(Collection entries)

═══

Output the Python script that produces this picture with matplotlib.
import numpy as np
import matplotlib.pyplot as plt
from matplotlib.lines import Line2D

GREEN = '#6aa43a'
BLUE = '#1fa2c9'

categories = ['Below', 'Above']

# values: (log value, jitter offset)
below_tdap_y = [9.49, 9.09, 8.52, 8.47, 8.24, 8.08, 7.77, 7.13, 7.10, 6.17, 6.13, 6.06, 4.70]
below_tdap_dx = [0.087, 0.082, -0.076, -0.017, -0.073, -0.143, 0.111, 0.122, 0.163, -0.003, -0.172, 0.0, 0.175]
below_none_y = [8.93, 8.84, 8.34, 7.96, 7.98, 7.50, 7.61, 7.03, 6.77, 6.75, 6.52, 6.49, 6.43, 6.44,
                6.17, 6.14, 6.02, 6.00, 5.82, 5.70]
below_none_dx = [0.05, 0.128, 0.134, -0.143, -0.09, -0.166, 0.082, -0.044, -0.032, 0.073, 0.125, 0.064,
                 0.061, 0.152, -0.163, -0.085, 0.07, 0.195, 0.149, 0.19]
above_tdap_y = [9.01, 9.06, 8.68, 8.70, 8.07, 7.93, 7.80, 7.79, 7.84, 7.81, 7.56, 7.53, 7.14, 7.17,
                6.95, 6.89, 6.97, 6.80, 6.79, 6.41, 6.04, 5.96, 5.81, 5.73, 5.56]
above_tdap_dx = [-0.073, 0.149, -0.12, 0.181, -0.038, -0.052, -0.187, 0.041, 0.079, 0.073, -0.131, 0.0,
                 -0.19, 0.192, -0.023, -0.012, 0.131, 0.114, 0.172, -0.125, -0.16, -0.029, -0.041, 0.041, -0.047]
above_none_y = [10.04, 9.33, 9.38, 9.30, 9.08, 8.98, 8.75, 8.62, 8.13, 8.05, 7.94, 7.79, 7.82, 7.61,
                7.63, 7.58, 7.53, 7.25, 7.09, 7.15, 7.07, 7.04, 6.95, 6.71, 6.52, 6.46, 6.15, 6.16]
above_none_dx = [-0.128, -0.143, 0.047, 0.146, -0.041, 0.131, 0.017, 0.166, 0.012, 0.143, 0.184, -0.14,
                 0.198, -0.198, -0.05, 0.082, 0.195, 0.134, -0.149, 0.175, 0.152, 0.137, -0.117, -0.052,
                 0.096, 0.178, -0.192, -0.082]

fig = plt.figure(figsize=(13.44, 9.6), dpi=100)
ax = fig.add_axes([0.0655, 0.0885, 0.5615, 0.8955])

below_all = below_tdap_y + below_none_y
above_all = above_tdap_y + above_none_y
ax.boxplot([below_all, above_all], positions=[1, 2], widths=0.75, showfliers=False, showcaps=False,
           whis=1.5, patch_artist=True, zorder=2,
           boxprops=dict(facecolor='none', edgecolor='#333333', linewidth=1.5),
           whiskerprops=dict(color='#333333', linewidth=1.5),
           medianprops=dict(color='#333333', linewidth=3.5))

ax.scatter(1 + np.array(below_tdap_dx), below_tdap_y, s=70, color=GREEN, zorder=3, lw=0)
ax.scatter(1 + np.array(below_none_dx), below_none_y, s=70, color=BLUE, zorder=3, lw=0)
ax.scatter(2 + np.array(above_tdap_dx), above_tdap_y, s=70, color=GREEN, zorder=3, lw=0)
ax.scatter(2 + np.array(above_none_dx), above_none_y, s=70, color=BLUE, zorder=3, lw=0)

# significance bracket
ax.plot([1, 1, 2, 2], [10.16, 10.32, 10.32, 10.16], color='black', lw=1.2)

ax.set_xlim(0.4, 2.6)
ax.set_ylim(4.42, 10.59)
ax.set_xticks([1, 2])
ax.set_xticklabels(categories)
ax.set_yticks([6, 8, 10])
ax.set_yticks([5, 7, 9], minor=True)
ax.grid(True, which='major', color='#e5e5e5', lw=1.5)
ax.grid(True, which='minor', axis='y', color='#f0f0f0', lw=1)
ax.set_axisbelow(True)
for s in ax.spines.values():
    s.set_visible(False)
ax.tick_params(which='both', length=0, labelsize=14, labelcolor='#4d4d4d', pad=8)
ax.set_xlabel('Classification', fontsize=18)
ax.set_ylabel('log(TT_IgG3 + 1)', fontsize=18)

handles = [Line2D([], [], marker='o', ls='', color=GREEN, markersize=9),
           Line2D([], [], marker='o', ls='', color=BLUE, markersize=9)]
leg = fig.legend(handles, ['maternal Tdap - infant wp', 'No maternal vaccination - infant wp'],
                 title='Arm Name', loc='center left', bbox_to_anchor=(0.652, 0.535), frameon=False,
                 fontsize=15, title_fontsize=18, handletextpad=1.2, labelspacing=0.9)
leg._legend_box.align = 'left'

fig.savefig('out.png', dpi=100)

═══

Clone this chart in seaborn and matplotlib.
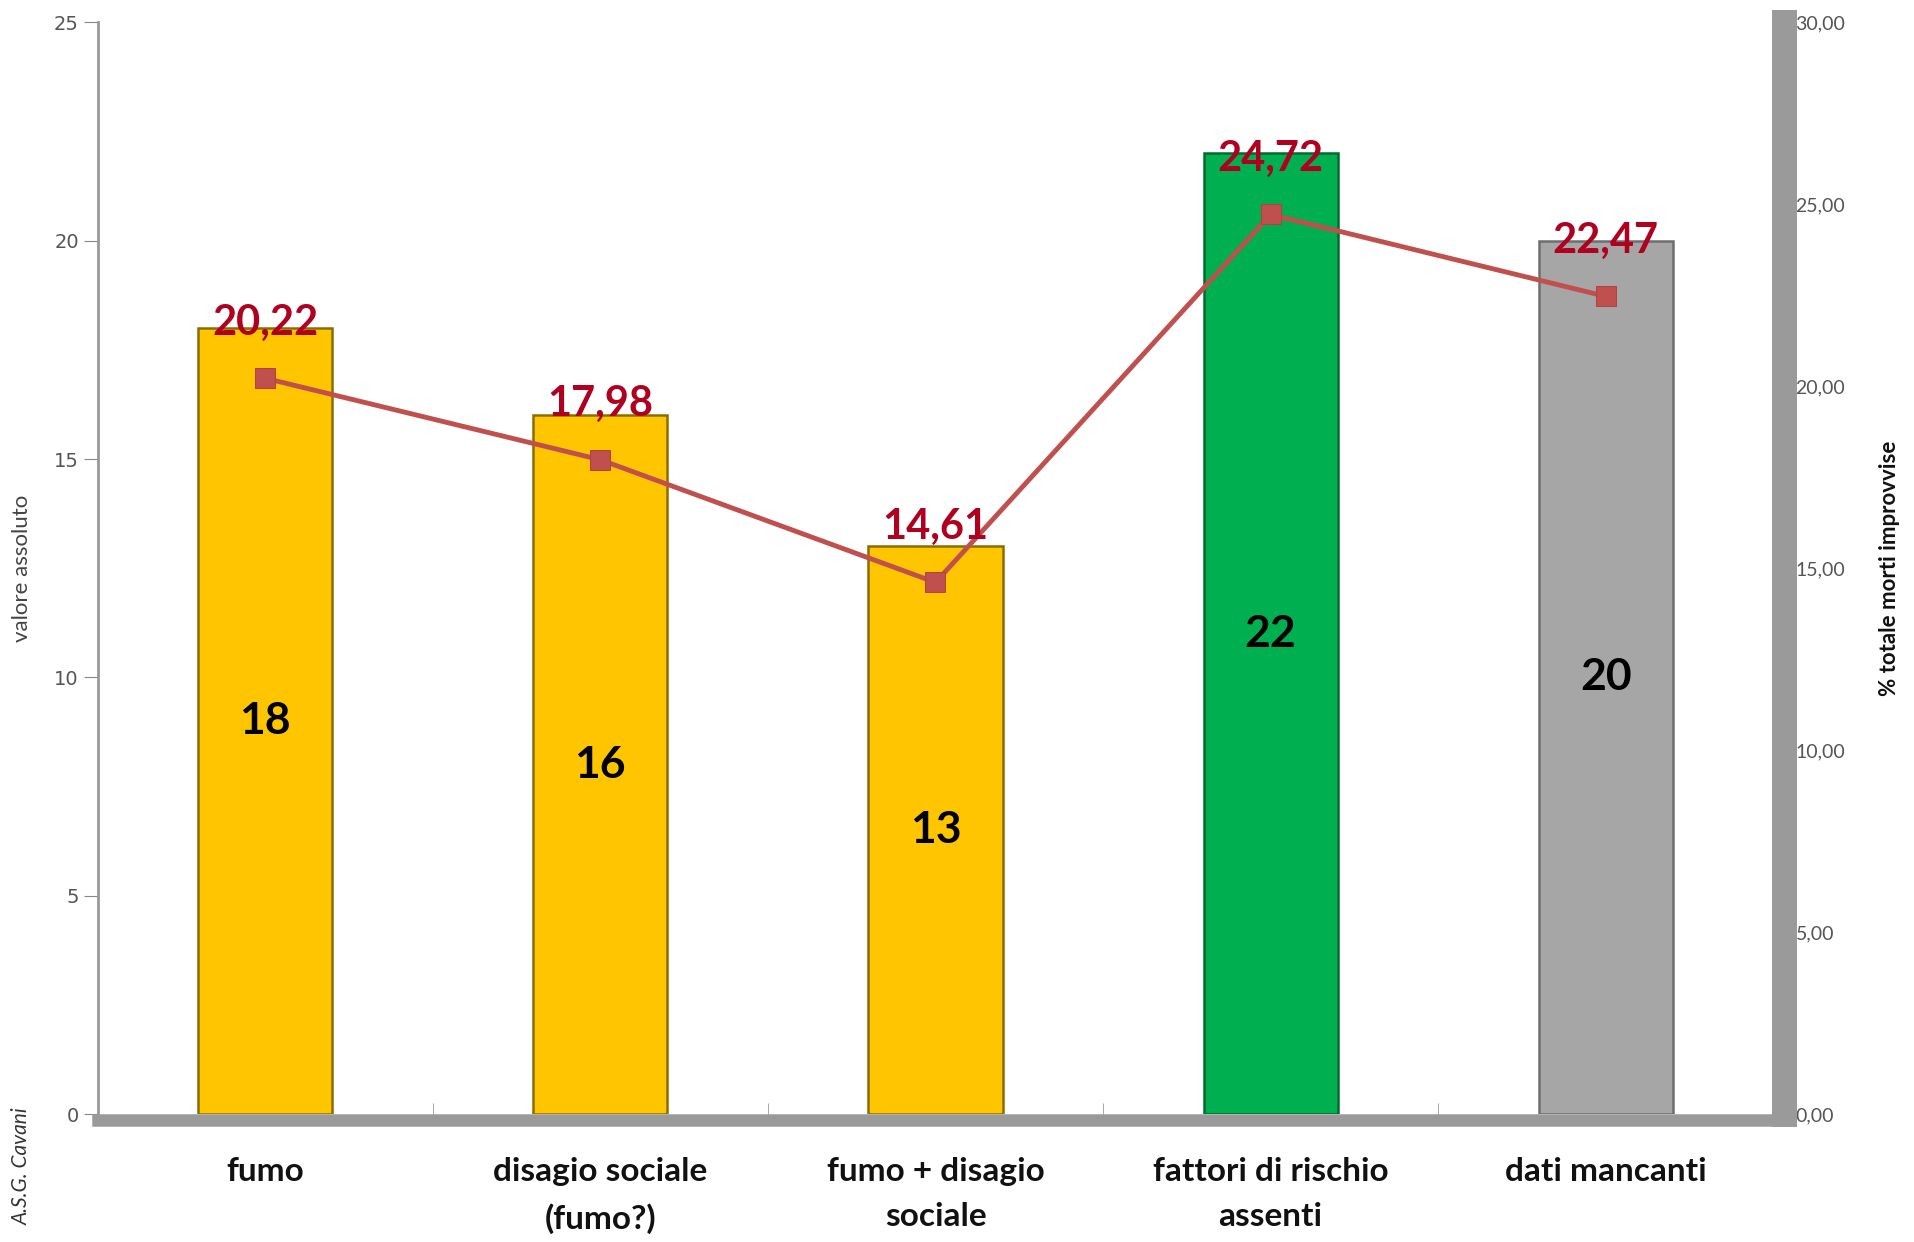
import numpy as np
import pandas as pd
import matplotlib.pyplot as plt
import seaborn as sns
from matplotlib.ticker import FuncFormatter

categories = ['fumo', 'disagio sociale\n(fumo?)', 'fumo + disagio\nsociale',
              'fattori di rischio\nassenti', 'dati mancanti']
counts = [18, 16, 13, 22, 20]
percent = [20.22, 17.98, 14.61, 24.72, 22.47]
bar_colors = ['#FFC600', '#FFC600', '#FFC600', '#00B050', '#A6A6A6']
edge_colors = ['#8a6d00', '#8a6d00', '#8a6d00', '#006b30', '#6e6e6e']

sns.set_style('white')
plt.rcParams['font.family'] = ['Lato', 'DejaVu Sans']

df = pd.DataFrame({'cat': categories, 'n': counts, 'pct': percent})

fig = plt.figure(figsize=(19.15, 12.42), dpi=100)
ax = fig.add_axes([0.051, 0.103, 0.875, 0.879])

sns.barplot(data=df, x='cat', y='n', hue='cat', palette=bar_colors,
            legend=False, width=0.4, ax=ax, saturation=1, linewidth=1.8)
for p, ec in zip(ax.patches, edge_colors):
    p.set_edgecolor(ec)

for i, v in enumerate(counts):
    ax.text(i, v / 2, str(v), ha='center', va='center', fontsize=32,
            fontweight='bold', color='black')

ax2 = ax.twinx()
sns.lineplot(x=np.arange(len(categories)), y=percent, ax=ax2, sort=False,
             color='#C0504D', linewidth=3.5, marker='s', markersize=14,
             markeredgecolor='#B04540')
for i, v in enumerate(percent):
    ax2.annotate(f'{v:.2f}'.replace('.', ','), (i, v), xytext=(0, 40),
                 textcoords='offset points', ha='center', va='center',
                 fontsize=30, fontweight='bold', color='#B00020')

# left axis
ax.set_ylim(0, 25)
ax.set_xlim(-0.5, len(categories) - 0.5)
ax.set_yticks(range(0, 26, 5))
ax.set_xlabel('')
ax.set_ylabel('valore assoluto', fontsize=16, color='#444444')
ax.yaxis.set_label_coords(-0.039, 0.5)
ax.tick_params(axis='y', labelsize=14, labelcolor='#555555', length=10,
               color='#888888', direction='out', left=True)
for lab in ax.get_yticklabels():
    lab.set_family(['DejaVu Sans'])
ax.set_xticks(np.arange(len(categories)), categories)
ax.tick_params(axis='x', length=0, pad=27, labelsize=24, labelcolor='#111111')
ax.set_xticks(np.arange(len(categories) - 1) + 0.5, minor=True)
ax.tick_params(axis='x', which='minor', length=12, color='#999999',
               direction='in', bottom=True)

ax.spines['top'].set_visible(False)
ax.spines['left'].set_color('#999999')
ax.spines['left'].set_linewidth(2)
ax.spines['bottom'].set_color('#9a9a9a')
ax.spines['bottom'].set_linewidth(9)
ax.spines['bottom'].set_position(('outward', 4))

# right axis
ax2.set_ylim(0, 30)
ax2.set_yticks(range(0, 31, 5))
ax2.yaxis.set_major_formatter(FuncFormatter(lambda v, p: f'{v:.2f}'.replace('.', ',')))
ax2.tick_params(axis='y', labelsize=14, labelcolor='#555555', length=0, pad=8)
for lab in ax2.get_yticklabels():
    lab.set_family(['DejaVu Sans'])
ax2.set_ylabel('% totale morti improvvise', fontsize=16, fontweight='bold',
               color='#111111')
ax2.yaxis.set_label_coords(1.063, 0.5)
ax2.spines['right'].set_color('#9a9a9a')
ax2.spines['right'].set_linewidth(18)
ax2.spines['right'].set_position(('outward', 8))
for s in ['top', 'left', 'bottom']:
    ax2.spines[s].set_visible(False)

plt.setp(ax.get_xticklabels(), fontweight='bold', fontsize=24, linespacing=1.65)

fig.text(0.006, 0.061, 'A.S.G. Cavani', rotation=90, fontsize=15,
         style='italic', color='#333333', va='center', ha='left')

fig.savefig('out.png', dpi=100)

═══

What you have to do:
Repeat exactly the part that opens with the line containing "Clone this chart in seaborn and matplotlib." and closes with the line containing "from matplotlib.ticker import FuncFormatter". Include both end lines, and drop the pictures.

Complete output:
Clone this chart in seaborn and matplotlib.
import numpy as np
import pandas as pd
import matplotlib.pyplot as plt
import seaborn as sns
from matplotlib.ticker import FuncFormatter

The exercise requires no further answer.